- _SUPPLIED MATERIAL_
┌────────
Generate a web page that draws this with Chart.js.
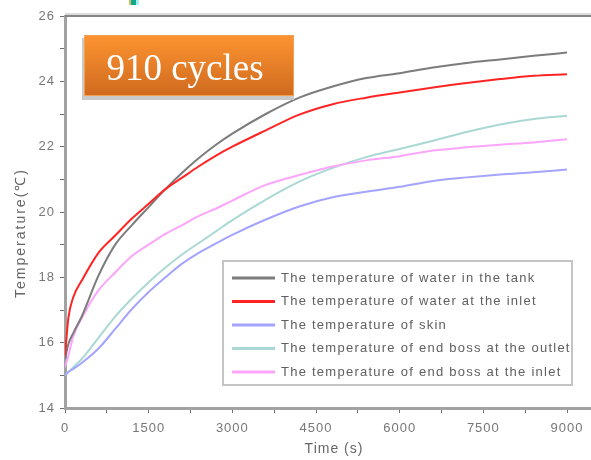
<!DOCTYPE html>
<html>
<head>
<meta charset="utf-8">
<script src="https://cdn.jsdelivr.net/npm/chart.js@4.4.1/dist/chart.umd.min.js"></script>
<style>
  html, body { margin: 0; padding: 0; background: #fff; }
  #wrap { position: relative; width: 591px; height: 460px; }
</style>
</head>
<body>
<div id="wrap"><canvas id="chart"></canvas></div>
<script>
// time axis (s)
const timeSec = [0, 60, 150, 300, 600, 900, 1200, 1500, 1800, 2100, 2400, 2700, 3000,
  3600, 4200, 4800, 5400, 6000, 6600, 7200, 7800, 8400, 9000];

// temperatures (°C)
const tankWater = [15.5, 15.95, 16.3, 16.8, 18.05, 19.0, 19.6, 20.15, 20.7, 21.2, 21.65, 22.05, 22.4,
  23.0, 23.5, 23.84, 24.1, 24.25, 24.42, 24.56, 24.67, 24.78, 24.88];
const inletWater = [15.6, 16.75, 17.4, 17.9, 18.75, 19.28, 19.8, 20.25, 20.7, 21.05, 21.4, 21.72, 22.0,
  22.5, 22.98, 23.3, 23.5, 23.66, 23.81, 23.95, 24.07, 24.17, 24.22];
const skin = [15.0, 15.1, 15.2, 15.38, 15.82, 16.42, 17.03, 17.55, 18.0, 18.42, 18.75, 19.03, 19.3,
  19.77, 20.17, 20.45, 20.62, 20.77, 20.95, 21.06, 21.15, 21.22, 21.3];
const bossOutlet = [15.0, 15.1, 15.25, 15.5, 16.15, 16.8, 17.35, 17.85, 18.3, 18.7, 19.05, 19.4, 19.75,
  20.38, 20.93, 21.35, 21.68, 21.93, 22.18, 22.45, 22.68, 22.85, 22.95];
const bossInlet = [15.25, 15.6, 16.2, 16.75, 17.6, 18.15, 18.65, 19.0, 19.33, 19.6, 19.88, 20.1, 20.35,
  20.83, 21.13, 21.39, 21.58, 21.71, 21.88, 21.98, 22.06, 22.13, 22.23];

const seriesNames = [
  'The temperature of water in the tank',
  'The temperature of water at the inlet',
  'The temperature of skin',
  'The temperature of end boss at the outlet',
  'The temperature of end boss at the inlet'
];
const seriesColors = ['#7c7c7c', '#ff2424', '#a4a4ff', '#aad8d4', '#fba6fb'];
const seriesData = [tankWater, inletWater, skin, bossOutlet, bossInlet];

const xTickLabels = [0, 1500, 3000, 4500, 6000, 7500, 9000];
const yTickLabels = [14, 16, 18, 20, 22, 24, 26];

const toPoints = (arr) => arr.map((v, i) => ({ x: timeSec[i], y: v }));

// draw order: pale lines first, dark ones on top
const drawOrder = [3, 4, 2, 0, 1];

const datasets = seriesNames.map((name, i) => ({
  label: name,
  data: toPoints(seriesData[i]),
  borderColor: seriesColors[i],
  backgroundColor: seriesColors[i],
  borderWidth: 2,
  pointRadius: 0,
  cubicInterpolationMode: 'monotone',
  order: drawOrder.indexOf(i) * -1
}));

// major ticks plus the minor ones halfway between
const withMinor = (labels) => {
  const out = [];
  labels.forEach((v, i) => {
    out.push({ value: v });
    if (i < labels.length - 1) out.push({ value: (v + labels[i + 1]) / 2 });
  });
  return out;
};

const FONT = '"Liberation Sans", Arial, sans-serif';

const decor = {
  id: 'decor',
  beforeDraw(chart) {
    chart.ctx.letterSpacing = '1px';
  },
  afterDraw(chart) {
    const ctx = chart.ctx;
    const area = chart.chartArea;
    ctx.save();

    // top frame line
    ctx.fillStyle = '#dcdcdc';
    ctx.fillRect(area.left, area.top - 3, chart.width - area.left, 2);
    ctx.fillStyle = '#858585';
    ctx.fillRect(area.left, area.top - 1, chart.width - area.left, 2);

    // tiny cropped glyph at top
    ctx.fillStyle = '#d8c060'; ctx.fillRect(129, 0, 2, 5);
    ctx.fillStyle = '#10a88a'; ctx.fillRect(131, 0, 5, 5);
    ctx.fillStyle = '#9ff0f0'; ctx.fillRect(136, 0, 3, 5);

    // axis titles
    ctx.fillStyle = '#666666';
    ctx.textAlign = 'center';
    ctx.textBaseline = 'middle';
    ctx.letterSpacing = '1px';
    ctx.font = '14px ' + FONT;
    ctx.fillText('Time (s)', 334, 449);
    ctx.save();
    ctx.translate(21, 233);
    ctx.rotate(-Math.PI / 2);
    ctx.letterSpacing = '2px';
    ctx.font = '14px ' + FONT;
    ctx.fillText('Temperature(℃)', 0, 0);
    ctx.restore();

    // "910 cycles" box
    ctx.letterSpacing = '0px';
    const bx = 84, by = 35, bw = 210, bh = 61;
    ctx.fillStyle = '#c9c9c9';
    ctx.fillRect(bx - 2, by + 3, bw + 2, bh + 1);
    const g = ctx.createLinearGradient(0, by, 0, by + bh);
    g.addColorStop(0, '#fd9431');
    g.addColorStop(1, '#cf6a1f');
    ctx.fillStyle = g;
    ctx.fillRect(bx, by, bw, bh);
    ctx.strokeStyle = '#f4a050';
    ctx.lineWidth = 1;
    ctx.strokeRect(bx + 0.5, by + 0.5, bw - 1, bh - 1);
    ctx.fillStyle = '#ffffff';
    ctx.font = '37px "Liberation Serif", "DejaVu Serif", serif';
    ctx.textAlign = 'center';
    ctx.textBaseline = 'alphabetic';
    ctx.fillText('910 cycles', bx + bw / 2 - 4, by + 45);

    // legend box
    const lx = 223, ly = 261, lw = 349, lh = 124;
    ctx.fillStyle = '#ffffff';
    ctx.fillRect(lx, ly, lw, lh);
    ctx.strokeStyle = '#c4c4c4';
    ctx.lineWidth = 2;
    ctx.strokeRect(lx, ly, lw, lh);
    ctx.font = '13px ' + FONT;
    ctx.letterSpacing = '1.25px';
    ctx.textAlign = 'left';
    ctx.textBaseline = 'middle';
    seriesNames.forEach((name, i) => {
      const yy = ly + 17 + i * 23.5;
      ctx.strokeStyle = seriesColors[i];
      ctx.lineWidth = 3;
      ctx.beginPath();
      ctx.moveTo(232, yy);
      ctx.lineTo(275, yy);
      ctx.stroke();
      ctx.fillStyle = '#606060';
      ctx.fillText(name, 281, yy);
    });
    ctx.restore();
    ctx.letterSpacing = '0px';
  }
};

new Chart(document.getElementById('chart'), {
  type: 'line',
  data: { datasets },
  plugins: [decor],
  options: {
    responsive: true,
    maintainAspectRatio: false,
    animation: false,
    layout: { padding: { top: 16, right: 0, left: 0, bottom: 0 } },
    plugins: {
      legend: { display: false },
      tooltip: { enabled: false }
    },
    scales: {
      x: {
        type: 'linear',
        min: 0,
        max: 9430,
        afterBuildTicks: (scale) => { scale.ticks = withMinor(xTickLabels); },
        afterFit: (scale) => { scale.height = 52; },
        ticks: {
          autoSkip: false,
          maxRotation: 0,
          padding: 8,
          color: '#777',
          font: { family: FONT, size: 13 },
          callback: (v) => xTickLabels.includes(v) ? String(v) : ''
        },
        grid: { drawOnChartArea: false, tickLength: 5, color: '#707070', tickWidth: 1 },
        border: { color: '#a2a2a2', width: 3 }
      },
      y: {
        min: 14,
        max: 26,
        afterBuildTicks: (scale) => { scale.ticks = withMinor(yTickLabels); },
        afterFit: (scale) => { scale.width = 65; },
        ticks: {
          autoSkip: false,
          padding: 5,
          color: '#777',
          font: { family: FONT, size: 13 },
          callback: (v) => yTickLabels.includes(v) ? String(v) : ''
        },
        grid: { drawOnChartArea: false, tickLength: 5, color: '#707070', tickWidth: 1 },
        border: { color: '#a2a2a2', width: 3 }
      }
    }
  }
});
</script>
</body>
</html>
└────────
┌────────
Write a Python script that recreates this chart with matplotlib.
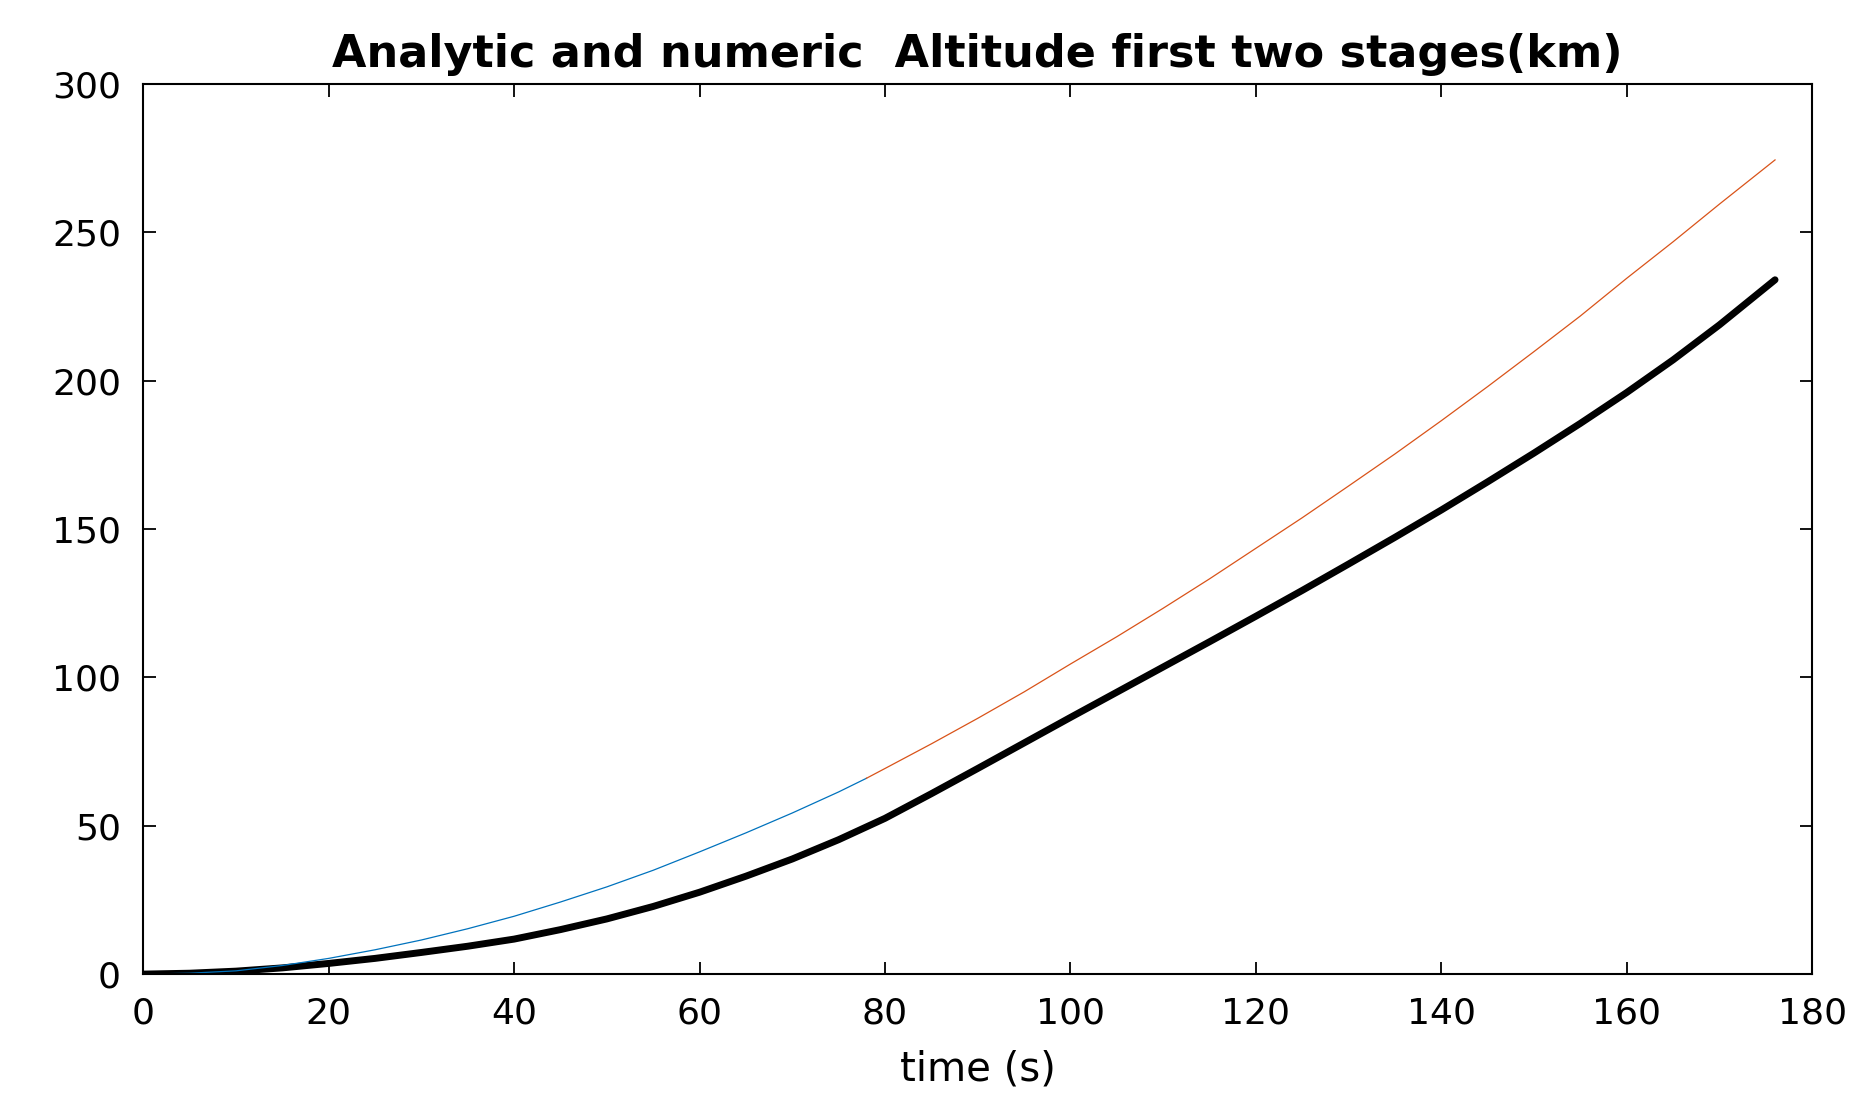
└────────
- _WHAT YOU ARE ASKED TO DO_
Reproduce only the lines running from the one that has "Generate a web" through the one that has "3600, 4200, 4800, 5400, 6000, 6600, 7200, 7800, 8400, 9000];", ends included. Any pictures in that stretch should not be copied.

- _ANSWER TO THE EXERCISE_
Generate a web page that draws this with Chart.js.
<!DOCTYPE html>
<html>
<head>
<meta charset="utf-8">
<script src="https://cdn.jsdelivr.net/npm/chart.js@4.4.1/dist/chart.umd.min.js"></script>
<style>
  html, body { margin: 0; padding: 0; background: #fff; }
  #wrap { position: relative; width: 591px; height: 460px; }
</style>
</head>
<body>
<div id="wrap"><canvas id="chart"></canvas></div>
<script>
// time axis (s)
const timeSec = [0, 60, 150, 300, 600, 900, 1200, 1500, 1800, 2100, 2400, 2700, 3000,
  3600, 4200, 4800, 5400, 6000, 6600, 7200, 7800, 8400, 9000];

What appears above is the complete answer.